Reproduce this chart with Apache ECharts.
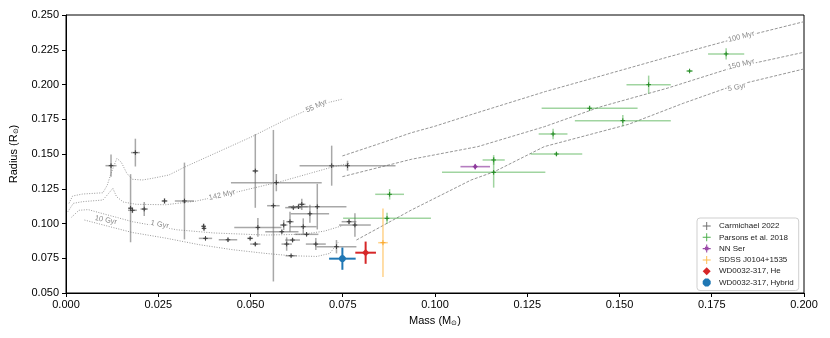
<!DOCTYPE html>
<html>
<head>
<meta charset="utf-8">
<script src="https://cdn.jsdelivr.net/npm/echarts@6/dist/echarts.min.js"></script>
<style>
  html, body { margin: 0; padding: 0; background: #fff; }
  #chart { width: 830px; height: 338px; }
</style>
</head>
<body>
<div id="chart"></div>
<script>
// each point: [mass, radius, massErr, radiusErr]
var carmichael = [
  [0.0122, 0.1416, 0.0015, 0.0080], [0.0188, 0.1510, 0.0012, 0.0100],
  [0.0175, 0.1110, 0.0006, 0.0245], [0.0180, 0.1095, 0.0012, 0.0020],
  [0.0212, 0.1104, 0.0010, 0.0050], [0.0267, 0.1162, 0.0008, 0.0020],
  [0.0321, 0.1162, 0.0026, 0.0276], [0.0373, 0.0980, 0.0005, 0.0020],
  [0.0374, 0.0965, 0.0005, 0.0015], [0.0378, 0.0893, 0.0018, 0.0010],
  [0.0439, 0.0883, 0.0025, 0.0015], [0.0499, 0.0893, 0.0008, 0.0010],
  [0.0513, 0.0852, 0.0014, 0.0015], [0.0513, 0.1378, 0.0008, 0.0265],
  [0.0520, 0.0972, 0.0064, 0.0068], [0.0570, 0.1294, 0.0123, 0.0062],
  [0.0562, 0.1128, 0.0017, 0.0545], [0.0720, 0.1416, 0.0006, 0.0144],
  [0.0763, 0.1416, 0.0130, 0.0036], [0.0616, 0.1114, 0.0022, 0.0010],
  [0.0630, 0.1121, 0.0025, 0.0015], [0.0639, 0.1138, 0.0010, 0.0040],
  [0.0681, 0.1121, 0.0079, 0.0164], [0.0661, 0.1070, 0.0052, 0.0065],
  [0.0590, 0.0989, 0.0010, 0.0036], [0.0585, 0.0941, 0.0045, 0.0010],
  [0.0607, 0.1013, 0.0010, 0.0072], [0.0643, 0.0977, 0.0036, 0.0060],
  [0.0652, 0.0922, 0.0032, 0.0012], [0.0598, 0.0852, 0.0014, 0.0048],
  [0.0614, 0.0881, 0.0020, 0.0015], [0.0677, 0.0852, 0.0027, 0.0043],
  [0.0733, 0.0833, 0.0054, 0.0048], [0.0610, 0.0768, 0.0015, 0.0008],
  [0.0767, 0.1013, 0.0020, 0.0018], [0.0783, 0.0989, 0.0043, 0.0084]
];
var parsons = [
  [0.1789, 0.2220, 0.0049, 0.0040], [0.1690, 0.2097, 0.0009, 0.0006],
  [0.1579, 0.1999, 0.0060, 0.0065], [0.1419, 0.1829, 0.0130, 0.0020],
  [0.1509, 0.1740, 0.0130, 0.0040], [0.1320, 0.1644, 0.0039, 0.0038],
  [0.1329, 0.1500, 0.0070, 0.0015], [0.1159, 0.1457, 0.0030, 0.0035],
  [0.1159, 0.1368, 0.0140, 0.0110], [0.0877, 0.1210, 0.0039, 0.0038],
  [0.0870, 0.1037, 0.0119, 0.0040]
];
var nnSer = [[0.1109, 0.1409, 0.0040, 0.0020]];
var sdss = [[0.0859, 0.0862, 0.0013, 0.0246]];
var wdHe = [[0.0812, 0.0790, 0.0028, 0.0080]];
var wdHybrid = [[0.0749, 0.0747, 0.0036, 0.0080]];

// isochrones: [mass, radius]
var iso55Myr = [[0.0008,0.1145],[0.0018,0.1198],[0.0045,0.1212],[0.0100,0.1221],[0.0112,0.1277],
  [0.0122,0.1361],[0.0138,0.1469],[0.0150,0.1440],[0.0165,0.1360],[0.0180,0.1318],[0.0207,0.1313],
  [0.0234,0.1325],[0.0279,0.1349],[0.0324,0.1409],[0.0414,0.1517],[0.0504,0.1625],[0.0594,0.1745],
  [0.0684,0.1853],[0.0751,0.1896]];
var iso142Myr = [[0.0005,0.1085],[0.0020,0.1145],[0.0045,0.1157],[0.0100,0.1169],[0.0115,0.1215],
  [0.0127,0.1253],[0.0137,0.1193],[0.0155,0.1155],[0.0190,0.1138],[0.0270,0.1135],[0.0350,0.1160],
  [0.0430,0.1205],[0.0500,0.1250],[0.0580,0.1300],[0.0660,0.1360],[0.0720,0.1405],[0.0770,0.1433]];
var iso1Gyr = [[0.0015,0.1045],[0.0035,0.1095],[0.0060,0.1100],[0.0090,0.1078],[0.0180,0.1013],
  [0.0300,0.0955],[0.0400,0.0932],[0.0540,0.0917],[0.0640,0.0922],[0.0700,0.0945],[0.0750,0.0985]];
var iso10Gyr = [[0.0050,0.1025],[0.0100,0.0990],[0.0180,0.0935],[0.0270,0.0895],[0.0360,0.0848],
  [0.0450,0.0812],[0.0540,0.0785],[0.0610,0.0768],[0.0680,0.0763],[0.0715,0.0785],[0.0738,0.0865]];
var iso100Myr = [[0.0749,0.1486],[0.0850,0.1575],[0.0936,0.1653],[0.1000,0.1700],[0.1100,0.1785],
  [0.1300,0.1950],[0.1449,0.2061],[0.1629,0.2196],[0.1800,0.2320],[0.2000,0.2452]];
var iso150Myr = [[0.0749,0.1337],[0.0936,0.1462],[0.1116,0.1553],[0.1296,0.1696],[0.1449,0.1840],
  [0.1629,0.1973],[0.1800,0.2116],[0.2000,0.2232]];
var iso5Gyr = [[0.0787,0.0881],[0.0936,0.1097],[0.1026,0.1217],[0.1098,0.1313],[0.1161,0.1373],
  [0.1296,0.1553],[0.1525,0.1714],[0.1673,0.1865],[0.1800,0.1984],[0.2000,0.2112]];

// inline curve labels: [text, mass, radius, angle]
var isoLabels = [
  ['55 Myr', 0.0679, 0.1845, 24], ['142 Myr', 0.0423, 0.1205, 13],
  ['1 Gyr', 0.0254, 0.0993, -11], ['10 Gyr', 0.0108, 0.1025, -11],
  ['100 Myr', 0.1830, 0.2344, 14], ['150 Myr', 0.1830, 0.2145, 13],
  ['5 Gyr', 0.1818, 0.1980, 13]
];

var xTicks = [0, 0.025, 0.05, 0.075, 0.1, 0.125, 0.15, 0.175, 0.2];
var yTicks = [0.05, 0.075, 0.1, 0.125, 0.15, 0.175, 0.2, 0.225, 0.25];

var FONT = '"Liberation Sans", Arial, sans-serif';
var PLUS = 'path://M4.4,0H5.6V4.4H10V5.6H5.6V10H4.4V5.6H0V4.4H4.4Z';
var PLUS_DOT = 'path://M4.3,0H5.7V2.8H7.2V4.3H10V5.7H7.2V7.2H5.7V10H4.3V7.2H2.8V5.7H0V4.3H2.8V2.8H4.3Z';
var DIAMOND = 'path://M5,0L10,5L5,10L0,5Z';
var OCTAGON = 'path://M3,0H7L10,3V7L7,10H3L0,7V3Z';

function marker(kind, c, s, color) {
  if (kind === 'diamond') {
    return { type: 'polygon', shape: { points: [[c[0], c[1] - s], [c[0] + s, c[1]], [c[0], c[1] + s], [c[0] - s, c[1]]] }, style: { fill: color } };
  }
  if (kind === 'octagon') {
    var pts = [];
    for (var i = 0; i < 8; i++) {
      var a = Math.PI / 8 + i * Math.PI / 4;
      pts.push([c[0] + s * Math.cos(a), c[1] + s * Math.sin(a)]);
    }
    return { type: 'polygon', shape: { points: pts }, style: { fill: color } };
  }
  var kids = [
    { type: 'line', shape: { x1: c[0] - s, y1: c[1], x2: c[0] + s, y2: c[1] }, style: { stroke: color, lineWidth: 1 } },
    { type: 'line', shape: { x1: c[0], y1: c[1] - s, x2: c[0], y2: c[1] + s }, style: { stroke: color, lineWidth: 1 } }
  ];
  if (kind === 'dot') kids.push({ type: 'circle', shape: { cx: c[0], cy: c[1], r: 1.8 }, style: { fill: color } });
  return { type: 'group', children: kids };
}

function errorBars(barColor, barWidth, kind, markColor, size) {
  return function (params, api) {
    var m = api.value(0), r = api.value(1), dm = api.value(2), dr = api.value(3);
    var c = api.coord([m, r]);
    var xa = api.coord([m - dm, r])[0], xb = api.coord([m + dm, r])[0];
    var ya = api.coord([m, r - dr])[1], yb = api.coord([m, r + dr])[1];
    var st = { stroke: barColor, lineWidth: barWidth };
    return {
      type: 'group',
      children: [
        { type: 'line', shape: { x1: xa, y1: c[1], x2: xb, y2: c[1] }, style: st },
        { type: 'line', shape: { x1: c[0], y1: ya, x2: c[0], y2: yb }, style: st },
        marker(kind, c, size, markColor)
      ]
    };
  };
}

function isoLine(data, dash) {
  return {
    type: 'line', data: data, showSymbol: false, silent: true, z: 1,
    lineStyle: { color: dash ? '#8a8a8a' : '#9a9a9a', width: dash ? 0.9 : 1, type: dash ? [3, 1.6] : [1, 1.5] }
  };
}

function pointSeries(name, data, color, renderItem, z) {
  return { type: 'custom', name: name, data: data, renderItem: renderItem, itemStyle: { color: color }, z: z };
}

var chart = echarts.init(document.getElementById('chart'), null, { renderer: 'canvas' });

var option = {
  animation: false,
  backgroundColor: '#fff',
  textStyle: { fontFamily: FONT },
  grid: { left: 63, right: 26, top: 15, bottom: 45, show: true, borderColor: '#000', borderWidth: 1 },
  xAxis: {
    type: 'value', min: xTicks[0], max: xTicks[xTicks.length - 1], interval: 0.025,
    name: 'Mass (M{s|⊙})', nameLocation: 'middle', nameGap: 21,
    nameTextStyle: { fontSize: 11, color: '#000', fontFamily: FONT, rich: { s: { fontSize: 7, verticalAlign: 'bottom', padding: [6, 0, 0, 0] } } },
    axisLine: { show: true, onZero: false, lineStyle: { color: '#000', width: 1 } },
    axisTick: { show: true, length: 4, lineStyle: { color: '#000' } },
    axisLabel: { fontSize: 11, color: '#000', margin: 6, fontFamily: FONT, formatter: function (v) { return v.toFixed(3); } },
    splitLine: { show: false }
  },
  yAxis: {
    type: 'value', min: yTicks[0], max: yTicks[yTicks.length - 1], interval: 0.025,
    name: 'Radius (R{s|⊙})', nameLocation: 'middle', nameGap: 46,
    nameTextStyle: { fontSize: 11, color: '#000', fontFamily: FONT, rich: { s: { fontSize: 7, padding: [6, 0, 0, 0] } } },
    axisLine: { show: true, onZero: false, lineStyle: { color: '#000', width: 1 } },
    axisTick: { show: true, length: 4, lineStyle: { color: '#000' } },
    axisLabel: { fontSize: 11, color: '#000', margin: 7, fontFamily: FONT, formatter: function (v) { return v.toFixed(3); } },
    splitLine: { show: false }
  },
  legend: {
    orient: 'vertical', left: 697, top: 218,
    itemWidth: 14.6, itemHeight: 8, itemGap: 3.3,
    padding: [4, 5, 4, 5.7],
    backgroundColor: '#fff', borderColor: '#cfcfcf', borderWidth: 1, borderRadius: 3,
    textStyle: { fontSize: 8, color: '#222', fontFamily: FONT, lineHeight: 8 },
    data: [
      { name: 'Carmichael 2022', icon: PLUS },
      { name: 'Parsons et al. 2018', icon: PLUS },
      { name: 'NN Ser', icon: PLUS_DOT },
      { name: 'SDSS J0104+1535', icon: PLUS },
      { name: 'WD0032-317, He', icon: DIAMOND },
      { name: 'WD0032-317, Hybrid', icon: OCTAGON }
    ]
  },
  series: [
    isoLine(iso55Myr, false), isoLine(iso142Myr, false), isoLine(iso1Gyr, false), isoLine(iso10Gyr, false),
    isoLine(iso100Myr, true), isoLine(iso150Myr, true), isoLine(iso5Gyr, true),
    pointSeries('Carmichael 2022', carmichael, '#6e6e6e',
      errorBars('rgba(105,105,105,0.58)', 1.5, 'plus', '#3c3c3c', 2.3), 3),
    pointSeries('Parsons et al. 2018', parsons, '#4caf4c',
      errorBars('rgba(44,160,44,0.45)', 1.5, 'plus', '#238a23', 2.3), 4),
    pointSeries('NN Ser', nnSer, '#9b4aa8',
      errorBars('rgba(150,70,165,0.7)', 1.6, 'dot', '#8e3a9c', 2.5), 5),
    pointSeries('SDSS J0104+1535', sdss, '#fdbb4c',
      errorBars('rgba(255,180,60,0.6)', 1.5, 'plus', 'rgba(250,165,40,0.9)', 2.5), 5),
    pointSeries('WD0032-317, He', wdHe, '#d62728',
      errorBars('#d62728', 2, 'diamond', '#d62728', 3.6), 6),
    pointSeries('WD0032-317, Hybrid', wdHybrid, '#1f77b4',
      errorBars('#1f77b4', 2, 'octagon', '#1f77b4', 3.6), 6),
    {
      type: 'custom', silent: true, z: 2, data: isoLabels.map(function (d) { return [d[1], d[2], d[3], d[0]]; }),
      dimensions: ['x', 'y', 'angle', { name: 'text', type: 'ordinal' }],
      renderItem: function (params, api) {
        var item = isoLabels[params.dataIndex];
        var c = api.coord([item[1], item[2]]);
        return {
          type: 'text', x: c[0], y: c[1], rotation: item[3] * Math.PI / 180,
          style: {
            text: item[0], fill: '#8a8a8a', font: '7.5px ' + FONT,
            align: 'center', verticalAlign: 'middle',
            backgroundColor: '#fff', padding: [0, 1]
          }
        };
      }
    }
  ]
};

chart.setOption(option);
</script>
</body>
</html>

________________________

● **What this task involves**: Write down every line from the opening of the listing to the line with "var wdHybrid = [[0.0749, 0.0747, 0.0036, 0.0080]];", both included, and nothing else; the pictures are omitted.

● **Solution for this exercise**:
Reproduce this chart with Apache ECharts.
<!DOCTYPE html>
<html>
<head>
<meta charset="utf-8">
<script src="https://cdn.jsdelivr.net/npm/echarts@6/dist/echarts.min.js"></script>
<style>
  html, body { margin: 0; padding: 0; background: #fff; }
  #chart { width: 830px; height: 338px; }
</style>
</head>
<body>
<div id="chart"></div>
<script>
// each point: [mass, radius, massErr, radiusErr]
var carmichael = [
  [0.0122, 0.1416, 0.0015, 0.0080], [0.0188, 0.1510, 0.0012, 0.0100],
  [0.0175, 0.1110, 0.0006, 0.0245], [0.0180, 0.1095, 0.0012, 0.0020],
  [0.0212, 0.1104, 0.0010, 0.0050], [0.0267, 0.1162, 0.0008, 0.0020],
  [0.0321, 0.1162, 0.0026, 0.0276], [0.0373, 0.0980, 0.0005, 0.0020],
  [0.0374, 0.0965, 0.0005, 0.0015], [0.0378, 0.0893, 0.0018, 0.0010],
  [0.0439, 0.0883, 0.0025, 0.0015], [0.0499, 0.0893, 0.0008, 0.0010],
  [0.0513, 0.0852, 0.0014, 0.0015], [0.0513, 0.1378, 0.0008, 0.0265],
  [0.0520, 0.0972, 0.0064, 0.0068], [0.0570, 0.1294, 0.0123, 0.0062],
  [0.0562, 0.1128, 0.0017, 0.0545], [0.0720, 0.1416, 0.0006, 0.0144],
  [0.0763, 0.1416, 0.0130, 0.0036], [0.0616, 0.1114, 0.0022, 0.0010],
  [0.0630, 0.1121, 0.0025, 0.0015], [0.0639, 0.1138, 0.0010, 0.0040],
  [0.0681, 0.1121, 0.0079, 0.0164], [0.0661, 0.1070, 0.0052, 0.0065],
  [0.0590, 0.0989, 0.0010, 0.0036], [0.0585, 0.0941, 0.0045, 0.0010],
  [0.0607, 0.1013, 0.0010, 0.0072], [0.0643, 0.0977, 0.0036, 0.0060],
  [0.0652, 0.0922, 0.0032, 0.0012], [0.0598, 0.0852, 0.0014, 0.0048],
  [0.0614, 0.0881, 0.0020, 0.0015], [0.0677, 0.0852, 0.0027, 0.0043],
  [0.0733, 0.0833, 0.0054, 0.0048], [0.0610, 0.0768, 0.0015, 0.0008],
  [0.0767, 0.1013, 0.0020, 0.0018], [0.0783, 0.0989, 0.0043, 0.0084]
];
var parsons = [
  [0.1789, 0.2220, 0.0049, 0.0040], [0.1690, 0.2097, 0.0009, 0.0006],
  [0.1579, 0.1999, 0.0060, 0.0065], [0.1419, 0.1829, 0.0130, 0.0020],
  [0.1509, 0.1740, 0.0130, 0.0040], [0.1320, 0.1644, 0.0039, 0.0038],
  [0.1329, 0.1500, 0.0070, 0.0015], [0.1159, 0.1457, 0.0030, 0.0035],
  [0.1159, 0.1368, 0.0140, 0.0110], [0.0877, 0.1210, 0.0039, 0.0038],
  [0.0870, 0.1037, 0.0119, 0.0040]
];
var nnSer = [[0.1109, 0.1409, 0.0040, 0.0020]];
var sdss = [[0.0859, 0.0862, 0.0013, 0.0246]];
var wdHe = [[0.0812, 0.0790, 0.0028, 0.0080]];
var wdHybrid = [[0.0749, 0.0747, 0.0036, 0.0080]];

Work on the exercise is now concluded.